-- Begin --

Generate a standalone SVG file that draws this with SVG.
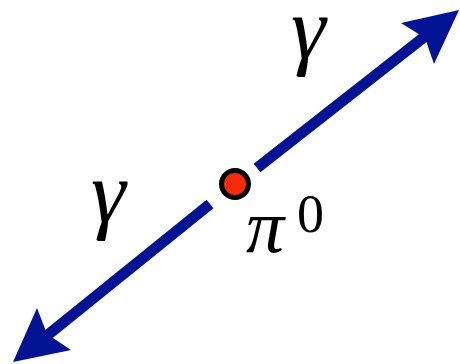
<svg xmlns="http://www.w3.org/2000/svg" width="460" height="364" viewBox="0 0 460 364">
<style>
.shaft{stroke:#021394;stroke-width:11;fill:none}
.head{fill:#021394}
.lbl{font-family:"Liberation Serif","DejaVu Serif",serif;fill:#000}
</style>
<rect width="460" height="364" fill="#fff"/>
<g id="connectors">
<line class="shaft" x1="257" y1="168" x2="428" y2="34"/>
<polygon class="head" points="459,10 401,23 425,38 434,64"/>
<line class="shaft" x1="210" y1="204" x2="44" y2="338"/>
<polygon class="head" points="13,362 37,308 47,334 71,350"/>
</g>
<g id="pi0">
<circle cx="235" cy="184" r="13.5" fill="#f42a0a" stroke="#000" stroke-width="5"/>
<text class="lbl" x="246" y="252" font-size="76" font-style="italic">π</text>
<text class="lbl" x="297" y="232" font-size="54">0</text>
</g>
<g id="gamma1">
<text class="lbl" x="291" y="58" font-size="88" font-style="italic">γ</text>
</g>
<g id="gamma2">
<text class="lbl" x="91" y="222" font-size="88" font-style="italic">γ</text>
</g>
</svg>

-- End --

■ What is expected
All of the material above is to be copied exactly, except for its images.

■ Solution to this problem
Generate a standalone SVG file that draws this with SVG.
<svg xmlns="http://www.w3.org/2000/svg" width="460" height="364" viewBox="0 0 460 364">
<style>
.shaft{stroke:#021394;stroke-width:11;fill:none}
.head{fill:#021394}
.lbl{font-family:"Liberation Serif","DejaVu Serif",serif;fill:#000}
</style>
<rect width="460" height="364" fill="#fff"/>
<g id="connectors">
<line class="shaft" x1="257" y1="168" x2="428" y2="34"/>
<polygon class="head" points="459,10 401,23 425,38 434,64"/>
<line class="shaft" x1="210" y1="204" x2="44" y2="338"/>
<polygon class="head" points="13,362 37,308 47,334 71,350"/>
</g>
<g id="pi0">
<circle cx="235" cy="184" r="13.5" fill="#f42a0a" stroke="#000" stroke-width="5"/>
<text class="lbl" x="246" y="252" font-size="76" font-style="italic">π</text>
<text class="lbl" x="297" y="232" font-size="54">0</text>
</g>
<g id="gamma1">
<text class="lbl" x="291" y="58" font-size="88" font-style="italic">γ</text>
</g>
<g id="gamma2">
<text class="lbl" x="91" y="222" font-size="88" font-style="italic">γ</text>
</g>
</svg>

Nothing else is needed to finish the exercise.